[Start Given data]

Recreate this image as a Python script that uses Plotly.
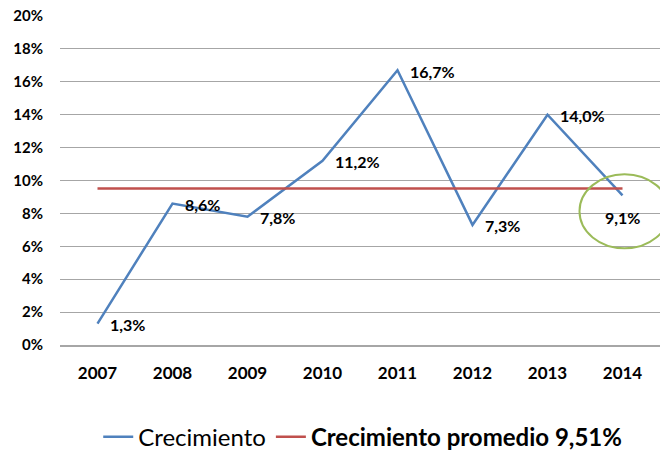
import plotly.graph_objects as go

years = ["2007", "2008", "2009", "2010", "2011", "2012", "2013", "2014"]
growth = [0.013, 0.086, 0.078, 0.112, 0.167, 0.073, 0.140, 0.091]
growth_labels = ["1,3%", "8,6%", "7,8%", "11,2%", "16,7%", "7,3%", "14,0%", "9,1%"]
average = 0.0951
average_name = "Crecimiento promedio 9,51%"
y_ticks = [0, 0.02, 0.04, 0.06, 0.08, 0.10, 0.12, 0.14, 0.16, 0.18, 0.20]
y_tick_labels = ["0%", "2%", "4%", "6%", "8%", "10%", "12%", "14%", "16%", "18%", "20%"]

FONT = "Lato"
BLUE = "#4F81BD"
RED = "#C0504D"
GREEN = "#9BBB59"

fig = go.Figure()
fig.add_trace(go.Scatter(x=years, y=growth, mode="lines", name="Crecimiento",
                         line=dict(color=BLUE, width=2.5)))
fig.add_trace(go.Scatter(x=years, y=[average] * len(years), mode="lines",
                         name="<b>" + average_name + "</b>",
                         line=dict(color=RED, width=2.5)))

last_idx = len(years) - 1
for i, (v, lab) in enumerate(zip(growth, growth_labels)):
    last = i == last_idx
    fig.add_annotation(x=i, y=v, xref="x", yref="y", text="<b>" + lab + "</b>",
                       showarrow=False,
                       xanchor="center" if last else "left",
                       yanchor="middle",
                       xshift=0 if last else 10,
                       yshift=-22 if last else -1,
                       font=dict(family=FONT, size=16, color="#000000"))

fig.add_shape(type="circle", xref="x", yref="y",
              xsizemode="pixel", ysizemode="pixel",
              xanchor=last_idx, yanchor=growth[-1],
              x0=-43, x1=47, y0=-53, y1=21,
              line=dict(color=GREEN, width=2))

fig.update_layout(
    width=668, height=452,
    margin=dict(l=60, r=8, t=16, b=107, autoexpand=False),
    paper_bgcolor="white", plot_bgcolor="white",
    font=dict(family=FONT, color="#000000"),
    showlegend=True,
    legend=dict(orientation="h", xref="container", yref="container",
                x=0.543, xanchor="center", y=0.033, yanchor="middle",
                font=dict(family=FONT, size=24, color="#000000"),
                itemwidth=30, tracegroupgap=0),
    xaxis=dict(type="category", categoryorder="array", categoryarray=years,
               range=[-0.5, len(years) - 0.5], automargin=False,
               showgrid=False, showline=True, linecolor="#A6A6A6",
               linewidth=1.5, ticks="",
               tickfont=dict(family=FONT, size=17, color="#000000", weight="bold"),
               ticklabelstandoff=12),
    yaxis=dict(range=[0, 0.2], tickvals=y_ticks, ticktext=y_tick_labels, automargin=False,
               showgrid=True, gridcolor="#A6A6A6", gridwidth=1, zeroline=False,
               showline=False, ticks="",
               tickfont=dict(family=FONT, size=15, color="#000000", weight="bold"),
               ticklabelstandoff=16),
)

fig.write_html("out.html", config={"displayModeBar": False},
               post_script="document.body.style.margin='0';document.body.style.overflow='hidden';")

[End Given data]

- Work required -
Leave out the pictures and print every line of the data exactly.

- The completed task -
Recreate this image as a Python script that uses Plotly.
import plotly.graph_objects as go

years = ["2007", "2008", "2009", "2010", "2011", "2012", "2013", "2014"]
growth = [0.013, 0.086, 0.078, 0.112, 0.167, 0.073, 0.140, 0.091]
growth_labels = ["1,3%", "8,6%", "7,8%", "11,2%", "16,7%", "7,3%", "14,0%", "9,1%"]
average = 0.0951
average_name = "Crecimiento promedio 9,51%"
y_ticks = [0, 0.02, 0.04, 0.06, 0.08, 0.10, 0.12, 0.14, 0.16, 0.18, 0.20]
y_tick_labels = ["0%", "2%", "4%", "6%", "8%", "10%", "12%", "14%", "16%", "18%", "20%"]

FONT = "Lato"
BLUE = "#4F81BD"
RED = "#C0504D"
GREEN = "#9BBB59"

fig = go.Figure()
fig.add_trace(go.Scatter(x=years, y=growth, mode="lines", name="Crecimiento",
                         line=dict(color=BLUE, width=2.5)))
fig.add_trace(go.Scatter(x=years, y=[average] * len(years), mode="lines",
                         name="<b>" + average_name + "</b>",
                         line=dict(color=RED, width=2.5)))

last_idx = len(years) - 1
for i, (v, lab) in enumerate(zip(growth, growth_labels)):
    last = i == last_idx
    fig.add_annotation(x=i, y=v, xref="x", yref="y", text="<b>" + lab + "</b>",
                       showarrow=False,
                       xanchor="center" if last else "left",
                       yanchor="middle",
                       xshift=0 if last else 10,
                       yshift=-22 if last else -1,
                       font=dict(family=FONT, size=16, color="#000000"))

fig.add_shape(type="circle", xref="x", yref="y",
              xsizemode="pixel", ysizemode="pixel",
              xanchor=last_idx, yanchor=growth[-1],
              x0=-43, x1=47, y0=-53, y1=21,
              line=dict(color=GREEN, width=2))

fig.update_layout(
    width=668, height=452,
    margin=dict(l=60, r=8, t=16, b=107, autoexpand=False),
    paper_bgcolor="white", plot_bgcolor="white",
    font=dict(family=FONT, color="#000000"),
    showlegend=True,
    legend=dict(orientation="h", xref="container", yref="container",
                x=0.543, xanchor="center", y=0.033, yanchor="middle",
                font=dict(family=FONT, size=24, color="#000000"),
                itemwidth=30, tracegroupgap=0),
    xaxis=dict(type="category", categoryorder="array", categoryarray=years,
               range=[-0.5, len(years) - 0.5], automargin=False,
               showgrid=False, showline=True, linecolor="#A6A6A6",
               linewidth=1.5, ticks="",
               tickfont=dict(family=FONT, size=17, color="#000000", weight="bold"),
               ticklabelstandoff=12),
    yaxis=dict(range=[0, 0.2], tickvals=y_ticks, ticktext=y_tick_labels, automargin=False,
               showgrid=True, gridcolor="#A6A6A6", gridwidth=1, zeroline=False,
               showline=False, ticks="",
               tickfont=dict(family=FONT, size=15, color="#000000", weight="bold"),
               ticklabelstandoff=16),
)

fig.write_html("out.html", config={"displayModeBar": False},
               post_script="document.body.style.margin='0';document.body.style.overflow='hidden';")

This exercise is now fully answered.